[Source data]
'''
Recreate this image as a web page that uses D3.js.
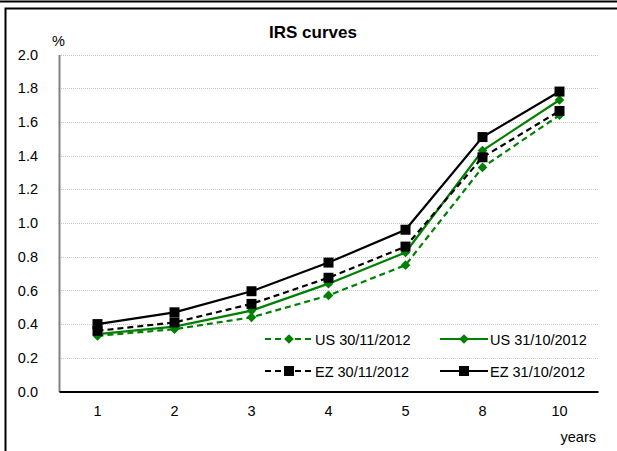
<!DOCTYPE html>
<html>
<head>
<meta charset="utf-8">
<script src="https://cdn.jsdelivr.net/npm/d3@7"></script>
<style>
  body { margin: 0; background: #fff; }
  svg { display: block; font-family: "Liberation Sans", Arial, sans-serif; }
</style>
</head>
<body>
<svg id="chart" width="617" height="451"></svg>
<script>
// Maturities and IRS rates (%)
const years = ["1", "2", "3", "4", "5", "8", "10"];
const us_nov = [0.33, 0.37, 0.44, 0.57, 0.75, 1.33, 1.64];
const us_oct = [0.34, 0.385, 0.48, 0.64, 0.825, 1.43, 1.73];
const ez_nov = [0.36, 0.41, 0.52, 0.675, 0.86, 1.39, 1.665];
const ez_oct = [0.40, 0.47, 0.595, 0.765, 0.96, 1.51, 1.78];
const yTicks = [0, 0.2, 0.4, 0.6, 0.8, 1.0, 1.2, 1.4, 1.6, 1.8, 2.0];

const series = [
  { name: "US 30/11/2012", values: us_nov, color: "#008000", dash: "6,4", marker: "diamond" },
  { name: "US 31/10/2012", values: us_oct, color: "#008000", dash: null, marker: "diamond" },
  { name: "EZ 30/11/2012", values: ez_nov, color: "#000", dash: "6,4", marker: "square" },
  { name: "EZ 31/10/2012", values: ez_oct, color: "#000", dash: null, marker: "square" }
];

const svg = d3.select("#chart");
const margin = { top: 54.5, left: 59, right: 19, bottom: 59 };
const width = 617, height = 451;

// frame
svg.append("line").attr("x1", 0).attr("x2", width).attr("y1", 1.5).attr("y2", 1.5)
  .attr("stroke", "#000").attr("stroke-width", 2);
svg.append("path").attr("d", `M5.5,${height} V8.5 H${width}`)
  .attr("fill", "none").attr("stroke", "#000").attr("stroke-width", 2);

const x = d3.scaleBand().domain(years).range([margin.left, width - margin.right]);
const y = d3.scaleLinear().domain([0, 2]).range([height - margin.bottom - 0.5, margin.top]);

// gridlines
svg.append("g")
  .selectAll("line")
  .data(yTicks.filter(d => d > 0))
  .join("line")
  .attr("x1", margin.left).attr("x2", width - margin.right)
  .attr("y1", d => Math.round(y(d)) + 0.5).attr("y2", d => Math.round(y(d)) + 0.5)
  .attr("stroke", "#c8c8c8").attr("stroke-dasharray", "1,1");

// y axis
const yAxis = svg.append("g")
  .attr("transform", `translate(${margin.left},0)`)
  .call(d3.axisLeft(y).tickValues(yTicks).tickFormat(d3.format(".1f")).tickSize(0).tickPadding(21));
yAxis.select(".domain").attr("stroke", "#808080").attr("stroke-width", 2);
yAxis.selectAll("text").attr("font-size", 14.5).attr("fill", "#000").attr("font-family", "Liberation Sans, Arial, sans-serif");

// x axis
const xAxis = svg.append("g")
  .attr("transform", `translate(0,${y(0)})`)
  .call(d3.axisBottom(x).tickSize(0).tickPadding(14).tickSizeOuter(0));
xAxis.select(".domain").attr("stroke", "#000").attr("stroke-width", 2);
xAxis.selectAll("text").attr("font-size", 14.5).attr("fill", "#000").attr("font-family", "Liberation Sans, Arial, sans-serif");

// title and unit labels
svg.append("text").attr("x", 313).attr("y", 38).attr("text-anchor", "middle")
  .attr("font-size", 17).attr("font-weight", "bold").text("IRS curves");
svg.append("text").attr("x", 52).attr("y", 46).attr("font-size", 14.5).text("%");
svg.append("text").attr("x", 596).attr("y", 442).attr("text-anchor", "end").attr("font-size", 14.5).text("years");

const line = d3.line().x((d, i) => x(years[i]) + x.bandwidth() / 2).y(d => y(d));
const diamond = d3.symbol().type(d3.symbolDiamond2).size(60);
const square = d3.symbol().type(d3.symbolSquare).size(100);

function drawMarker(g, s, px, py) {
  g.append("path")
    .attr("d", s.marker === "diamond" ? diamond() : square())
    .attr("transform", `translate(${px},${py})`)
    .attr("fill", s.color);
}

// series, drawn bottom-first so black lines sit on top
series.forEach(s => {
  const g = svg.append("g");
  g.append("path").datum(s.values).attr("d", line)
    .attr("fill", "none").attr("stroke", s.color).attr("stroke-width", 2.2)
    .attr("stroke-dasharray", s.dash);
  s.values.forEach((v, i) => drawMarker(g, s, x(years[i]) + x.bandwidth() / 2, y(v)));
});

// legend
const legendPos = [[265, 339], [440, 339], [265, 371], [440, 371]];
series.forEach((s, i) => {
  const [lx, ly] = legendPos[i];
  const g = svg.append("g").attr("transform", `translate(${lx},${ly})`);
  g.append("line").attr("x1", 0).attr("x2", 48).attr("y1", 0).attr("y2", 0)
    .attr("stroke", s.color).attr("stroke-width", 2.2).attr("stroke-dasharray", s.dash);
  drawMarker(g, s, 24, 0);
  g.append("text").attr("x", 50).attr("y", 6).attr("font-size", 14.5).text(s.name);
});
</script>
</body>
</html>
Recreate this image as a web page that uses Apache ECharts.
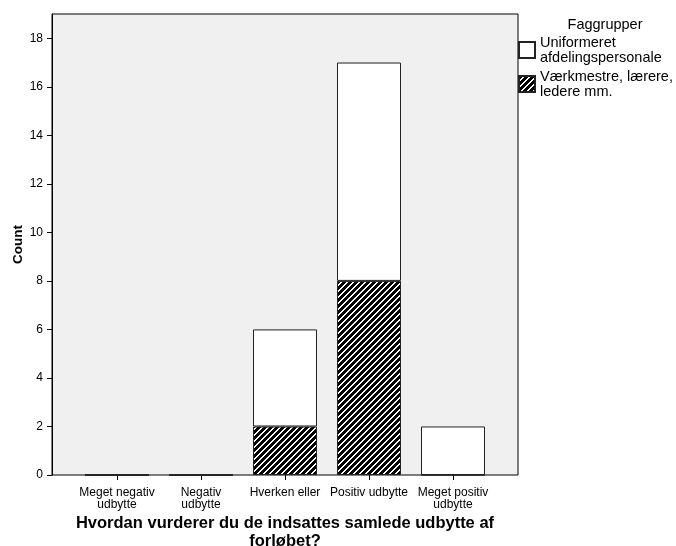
'''
Description of the task: From the material above, reproduce everything verbatim except the pictures.

Solution below:
Recreate this image as a web page that uses D3.js.
<!DOCTYPE html>
<html>
<head>
<meta charset="utf-8">
<script src="https://cdn.jsdelivr.net/npm/d3@7"></script>
<style>
  body { margin: 0; background: #fff; }
  svg { display: block; font-family: "Liberation Sans", Arial, sans-serif; }
</style>
</head>
<body>
<svg id="chart" width="617" height="451"></svg>
<script>
// Maturities and IRS rates (%)
const years = ["1", "2", "3", "4", "5", "8", "10"];
const us_nov = [0.33, 0.37, 0.44, 0.57, 0.75, 1.33, 1.64];
const us_oct = [0.34, 0.385, 0.48, 0.64, 0.825, 1.43, 1.73];
const ez_nov = [0.36, 0.41, 0.52, 0.675, 0.86, 1.39, 1.665];
const ez_oct = [0.40, 0.47, 0.595, 0.765, 0.96, 1.51, 1.78];
const yTicks = [0, 0.2, 0.4, 0.6, 0.8, 1.0, 1.2, 1.4, 1.6, 1.8, 2.0];

const series = [
  { name: "US 30/11/2012", values: us_nov, color: "#008000", dash: "6,4", marker: "diamond" },
  { name: "US 31/10/2012", values: us_oct, color: "#008000", dash: null, marker: "diamond" },
  { name: "EZ 30/11/2012", values: ez_nov, color: "#000", dash: "6,4", marker: "square" },
  { name: "EZ 31/10/2012", values: ez_oct, color: "#000", dash: null, marker: "square" }
];

const svg = d3.select("#chart");
const margin = { top: 54.5, left: 59, right: 19, bottom: 59 };
const width = 617, height = 451;

// frame
svg.append("line").attr("x1", 0).attr("x2", width).attr("y1", 1.5).attr("y2", 1.5)
  .attr("stroke", "#000").attr("stroke-width", 2);
svg.append("path").attr("d", `M5.5,${height} V8.5 H${width}`)
  .attr("fill", "none").attr("stroke", "#000").attr("stroke-width", 2);

const x = d3.scaleBand().domain(years).range([margin.left, width - margin.right]);
const y = d3.scaleLinear().domain([0, 2]).range([height - margin.bottom - 0.5, margin.top]);

// gridlines
svg.append("g")
  .selectAll("line")
  .data(yTicks.filter(d => d > 0))
  .join("line")
  .attr("x1", margin.left).attr("x2", width - margin.right)
  .attr("y1", d => Math.round(y(d)) + 0.5).attr("y2", d => Math.round(y(d)) + 0.5)
  .attr("stroke", "#c8c8c8").attr("stroke-dasharray", "1,1");

// y axis
const yAxis = svg.append("g")
  .attr("transform", `translate(${margin.left},0)`)
  .call(d3.axisLeft(y).tickValues(yTicks).tickFormat(d3.format(".1f")).tickSize(0).tickPadding(21));
yAxis.select(".domain").attr("stroke", "#808080").attr("stroke-width", 2);
yAxis.selectAll("text").attr("font-size", 14.5).attr("fill", "#000").attr("font-family", "Liberation Sans, Arial, sans-serif");

// x axis
const xAxis = svg.append("g")
  .attr("transform", `translate(0,${y(0)})`)
  .call(d3.axisBottom(x).tickSize(0).tickPadding(14).tickSizeOuter(0));
xAxis.select(".domain").attr("stroke", "#000").attr("stroke-width", 2);
xAxis.selectAll("text").attr("font-size", 14.5).attr("fill", "#000").attr("font-family", "Liberation Sans, Arial, sans-serif");

// title and unit labels
svg.append("text").attr("x", 313).attr("y", 38).attr("text-anchor", "middle")
  .attr("font-size", 17).attr("font-weight", "bold").text("IRS curves");
svg.append("text").attr("x", 52).attr("y", 46).attr("font-size", 14.5).text("%");
svg.append("text").attr("x", 596).attr("y", 442).attr("text-anchor", "end").attr("font-size", 14.5).text("years");

const line = d3.line().x((d, i) => x(years[i]) + x.bandwidth() / 2).y(d => y(d));
const diamond = d3.symbol().type(d3.symbolDiamond2).size(60);
const square = d3.symbol().type(d3.symbolSquare).size(100);

function drawMarker(g, s, px, py) {
  g.append("path")
    .attr("d", s.marker === "diamond" ? diamond() : square())
    .attr("transform", `translate(${px},${py})`)
    .attr("fill", s.color);
}

// series, drawn bottom-first so black lines sit on top
series.forEach(s => {
  const g = svg.append("g");
  g.append("path").datum(s.values).attr("d", line)
    .attr("fill", "none").attr("stroke", s.color).attr("stroke-width", 2.2)
    .attr("stroke-dasharray", s.dash);
  s.values.forEach((v, i) => drawMarker(g, s, x(years[i]) + x.bandwidth() / 2, y(v)));
});

// legend
const legendPos = [[265, 339], [440, 339], [265, 371], [440, 371]];
series.forEach((s, i) => {
  const [lx, ly] = legendPos[i];
  const g = svg.append("g").attr("transform", `translate(${lx},${ly})`);
  g.append("line").attr("x1", 0).attr("x2", 48).attr("y1", 0).attr("y2", 0)
    .attr("stroke", s.color).attr("stroke-width", 2.2).attr("stroke-dasharray", s.dash);
  drawMarker(g, s, 24, 0);
  g.append("text").attr("x", 50).attr("y", 6).attr("font-size", 14.5).text(s.name);
});
</script>
</body>
</html>
Recreate this image as a web page that uses Apache ECharts.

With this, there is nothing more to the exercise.